*Work to complete*. Check each line of the data for "this" and select those that have it.

*The data*.
::::::::
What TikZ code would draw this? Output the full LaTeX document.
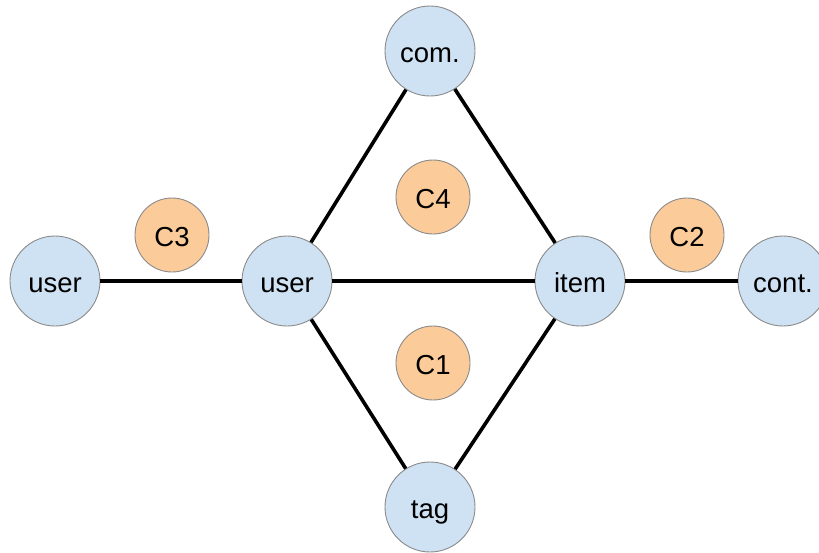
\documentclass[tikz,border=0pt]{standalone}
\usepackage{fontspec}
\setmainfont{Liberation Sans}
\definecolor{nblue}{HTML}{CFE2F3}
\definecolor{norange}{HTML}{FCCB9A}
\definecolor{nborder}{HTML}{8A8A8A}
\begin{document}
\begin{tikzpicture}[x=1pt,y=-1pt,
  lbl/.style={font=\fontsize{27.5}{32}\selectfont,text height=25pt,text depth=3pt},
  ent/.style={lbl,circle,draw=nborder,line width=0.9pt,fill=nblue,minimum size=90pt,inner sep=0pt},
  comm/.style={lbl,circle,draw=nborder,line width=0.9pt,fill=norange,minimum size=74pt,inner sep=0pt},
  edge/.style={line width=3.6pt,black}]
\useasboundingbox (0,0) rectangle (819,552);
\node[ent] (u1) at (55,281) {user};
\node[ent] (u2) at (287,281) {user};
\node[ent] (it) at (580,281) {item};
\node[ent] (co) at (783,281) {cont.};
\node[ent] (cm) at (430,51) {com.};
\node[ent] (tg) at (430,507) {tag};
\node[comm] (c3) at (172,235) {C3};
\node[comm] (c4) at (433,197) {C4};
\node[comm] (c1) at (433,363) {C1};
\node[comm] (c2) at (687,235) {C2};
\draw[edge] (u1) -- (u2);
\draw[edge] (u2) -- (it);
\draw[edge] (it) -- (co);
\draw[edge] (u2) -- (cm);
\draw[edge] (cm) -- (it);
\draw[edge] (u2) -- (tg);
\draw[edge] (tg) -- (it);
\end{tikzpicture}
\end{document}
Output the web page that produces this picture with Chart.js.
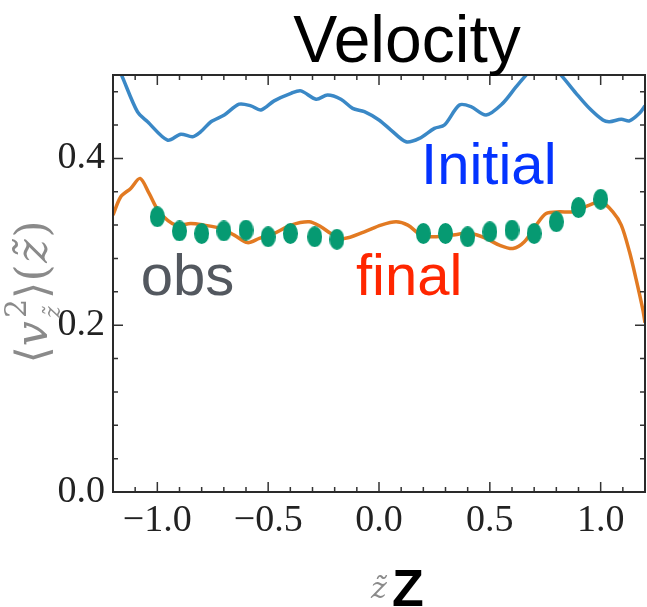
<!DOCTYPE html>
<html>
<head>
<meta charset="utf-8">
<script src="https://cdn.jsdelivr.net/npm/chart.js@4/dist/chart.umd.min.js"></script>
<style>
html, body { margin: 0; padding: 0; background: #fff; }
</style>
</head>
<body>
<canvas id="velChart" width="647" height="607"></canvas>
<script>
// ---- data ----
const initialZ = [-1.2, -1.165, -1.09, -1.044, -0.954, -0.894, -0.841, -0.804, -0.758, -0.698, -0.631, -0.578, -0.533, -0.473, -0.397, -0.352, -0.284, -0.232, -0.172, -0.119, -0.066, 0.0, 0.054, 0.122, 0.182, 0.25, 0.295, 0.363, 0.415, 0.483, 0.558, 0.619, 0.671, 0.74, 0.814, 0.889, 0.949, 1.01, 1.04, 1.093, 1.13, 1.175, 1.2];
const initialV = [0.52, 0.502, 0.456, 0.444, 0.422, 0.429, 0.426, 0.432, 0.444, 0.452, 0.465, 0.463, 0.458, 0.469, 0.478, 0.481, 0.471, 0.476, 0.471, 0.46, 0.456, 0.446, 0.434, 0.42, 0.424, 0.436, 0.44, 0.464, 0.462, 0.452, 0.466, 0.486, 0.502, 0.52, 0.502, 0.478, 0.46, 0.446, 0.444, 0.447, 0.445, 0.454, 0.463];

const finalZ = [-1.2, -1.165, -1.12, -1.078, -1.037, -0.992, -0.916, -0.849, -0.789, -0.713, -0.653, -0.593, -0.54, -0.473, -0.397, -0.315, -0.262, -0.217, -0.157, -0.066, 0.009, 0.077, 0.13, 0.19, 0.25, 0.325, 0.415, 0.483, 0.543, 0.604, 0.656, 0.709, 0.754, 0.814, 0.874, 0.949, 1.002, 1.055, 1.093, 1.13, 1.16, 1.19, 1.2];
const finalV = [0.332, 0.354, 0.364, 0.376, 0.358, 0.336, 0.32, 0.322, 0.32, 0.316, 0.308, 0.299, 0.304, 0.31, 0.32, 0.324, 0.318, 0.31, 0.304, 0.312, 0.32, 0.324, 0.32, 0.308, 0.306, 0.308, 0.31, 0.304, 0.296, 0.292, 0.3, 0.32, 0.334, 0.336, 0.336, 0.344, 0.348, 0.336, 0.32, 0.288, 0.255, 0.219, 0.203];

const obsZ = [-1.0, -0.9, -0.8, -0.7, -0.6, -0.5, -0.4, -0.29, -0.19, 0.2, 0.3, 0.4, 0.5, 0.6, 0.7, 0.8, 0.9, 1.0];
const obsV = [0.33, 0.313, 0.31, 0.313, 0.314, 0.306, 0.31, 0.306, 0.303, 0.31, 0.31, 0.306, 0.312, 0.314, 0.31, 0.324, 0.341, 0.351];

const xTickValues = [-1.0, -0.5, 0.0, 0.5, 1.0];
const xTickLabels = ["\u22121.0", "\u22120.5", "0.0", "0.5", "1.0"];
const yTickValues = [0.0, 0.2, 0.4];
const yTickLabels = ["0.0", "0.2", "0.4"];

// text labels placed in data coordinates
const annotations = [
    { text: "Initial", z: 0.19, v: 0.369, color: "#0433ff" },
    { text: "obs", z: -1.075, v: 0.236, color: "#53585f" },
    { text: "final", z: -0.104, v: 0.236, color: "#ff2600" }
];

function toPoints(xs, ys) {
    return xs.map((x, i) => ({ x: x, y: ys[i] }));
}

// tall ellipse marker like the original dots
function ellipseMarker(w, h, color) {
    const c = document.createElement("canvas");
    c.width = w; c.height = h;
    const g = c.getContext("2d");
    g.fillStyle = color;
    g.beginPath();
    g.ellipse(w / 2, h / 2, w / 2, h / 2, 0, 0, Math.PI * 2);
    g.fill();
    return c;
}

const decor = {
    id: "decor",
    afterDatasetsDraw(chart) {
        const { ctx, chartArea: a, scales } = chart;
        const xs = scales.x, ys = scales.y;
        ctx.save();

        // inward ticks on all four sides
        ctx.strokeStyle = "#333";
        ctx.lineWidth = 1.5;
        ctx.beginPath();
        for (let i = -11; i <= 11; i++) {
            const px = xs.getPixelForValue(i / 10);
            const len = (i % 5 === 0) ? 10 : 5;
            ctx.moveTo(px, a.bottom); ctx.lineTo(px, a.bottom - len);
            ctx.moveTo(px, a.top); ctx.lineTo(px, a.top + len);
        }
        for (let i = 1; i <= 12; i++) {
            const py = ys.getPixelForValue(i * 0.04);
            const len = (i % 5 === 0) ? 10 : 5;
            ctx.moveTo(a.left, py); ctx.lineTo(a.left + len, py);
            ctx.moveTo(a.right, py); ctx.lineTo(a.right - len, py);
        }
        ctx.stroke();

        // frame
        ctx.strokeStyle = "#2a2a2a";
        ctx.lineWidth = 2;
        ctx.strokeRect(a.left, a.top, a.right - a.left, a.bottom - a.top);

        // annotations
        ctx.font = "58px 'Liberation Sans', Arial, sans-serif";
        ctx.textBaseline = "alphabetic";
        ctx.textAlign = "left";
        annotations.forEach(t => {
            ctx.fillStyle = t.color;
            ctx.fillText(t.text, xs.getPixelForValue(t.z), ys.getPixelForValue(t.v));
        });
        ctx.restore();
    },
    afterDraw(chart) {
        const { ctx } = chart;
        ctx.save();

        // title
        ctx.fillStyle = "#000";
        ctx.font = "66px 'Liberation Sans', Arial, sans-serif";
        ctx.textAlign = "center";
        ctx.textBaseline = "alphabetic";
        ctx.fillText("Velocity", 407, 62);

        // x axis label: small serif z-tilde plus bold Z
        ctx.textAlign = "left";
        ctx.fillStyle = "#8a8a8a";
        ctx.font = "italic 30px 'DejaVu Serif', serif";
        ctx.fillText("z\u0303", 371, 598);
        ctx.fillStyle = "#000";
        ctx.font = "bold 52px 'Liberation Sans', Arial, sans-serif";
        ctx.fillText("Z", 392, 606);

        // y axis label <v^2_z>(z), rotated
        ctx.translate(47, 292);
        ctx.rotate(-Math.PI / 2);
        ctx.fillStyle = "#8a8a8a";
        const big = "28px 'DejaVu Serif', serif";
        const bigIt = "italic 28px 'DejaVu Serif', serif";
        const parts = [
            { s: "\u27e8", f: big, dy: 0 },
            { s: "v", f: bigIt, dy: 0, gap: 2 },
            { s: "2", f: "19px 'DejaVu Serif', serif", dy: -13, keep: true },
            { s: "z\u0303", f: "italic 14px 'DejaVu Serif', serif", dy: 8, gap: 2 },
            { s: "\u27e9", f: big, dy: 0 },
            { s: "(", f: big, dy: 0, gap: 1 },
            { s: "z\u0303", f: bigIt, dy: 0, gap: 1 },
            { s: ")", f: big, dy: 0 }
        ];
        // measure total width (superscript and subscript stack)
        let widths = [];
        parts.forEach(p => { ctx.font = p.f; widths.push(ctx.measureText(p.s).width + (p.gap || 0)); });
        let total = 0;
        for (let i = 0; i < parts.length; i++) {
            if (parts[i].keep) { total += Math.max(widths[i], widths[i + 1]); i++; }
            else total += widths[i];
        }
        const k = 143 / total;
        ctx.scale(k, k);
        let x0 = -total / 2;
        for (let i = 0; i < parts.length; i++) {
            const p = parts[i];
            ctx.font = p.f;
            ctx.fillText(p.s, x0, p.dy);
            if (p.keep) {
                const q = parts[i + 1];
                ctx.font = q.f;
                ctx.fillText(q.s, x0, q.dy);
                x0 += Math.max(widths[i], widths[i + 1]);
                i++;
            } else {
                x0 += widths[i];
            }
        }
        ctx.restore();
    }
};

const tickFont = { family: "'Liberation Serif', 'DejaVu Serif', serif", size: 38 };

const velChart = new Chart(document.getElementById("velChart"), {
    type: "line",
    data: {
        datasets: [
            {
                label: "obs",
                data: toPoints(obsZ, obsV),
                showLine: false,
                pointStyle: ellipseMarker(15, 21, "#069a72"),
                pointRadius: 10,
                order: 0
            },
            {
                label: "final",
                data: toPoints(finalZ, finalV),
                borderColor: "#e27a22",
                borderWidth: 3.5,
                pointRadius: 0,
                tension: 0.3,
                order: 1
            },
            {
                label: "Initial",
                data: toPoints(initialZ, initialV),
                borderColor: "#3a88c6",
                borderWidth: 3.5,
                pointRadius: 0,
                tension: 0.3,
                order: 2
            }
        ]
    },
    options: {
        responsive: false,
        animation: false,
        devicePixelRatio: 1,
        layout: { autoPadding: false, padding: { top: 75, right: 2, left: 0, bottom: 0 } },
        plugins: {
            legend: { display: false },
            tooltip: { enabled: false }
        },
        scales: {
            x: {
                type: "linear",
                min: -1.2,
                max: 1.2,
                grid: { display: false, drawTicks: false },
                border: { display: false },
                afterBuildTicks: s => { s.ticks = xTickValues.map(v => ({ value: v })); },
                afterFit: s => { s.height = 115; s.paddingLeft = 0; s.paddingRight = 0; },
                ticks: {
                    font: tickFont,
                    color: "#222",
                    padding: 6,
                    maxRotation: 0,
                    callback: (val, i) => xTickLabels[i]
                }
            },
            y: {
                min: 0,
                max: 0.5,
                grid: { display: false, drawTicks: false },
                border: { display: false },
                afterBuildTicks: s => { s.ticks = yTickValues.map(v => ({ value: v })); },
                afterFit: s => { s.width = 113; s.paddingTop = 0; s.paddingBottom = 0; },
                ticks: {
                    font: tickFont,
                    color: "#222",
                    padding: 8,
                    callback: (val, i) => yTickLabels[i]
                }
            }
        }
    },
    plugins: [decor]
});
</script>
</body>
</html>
::::::::
*Answer to the exercise*.
What TikZ code would draw this? Output the full LaTeX document.
Output the web page that produces this picture with Chart.js.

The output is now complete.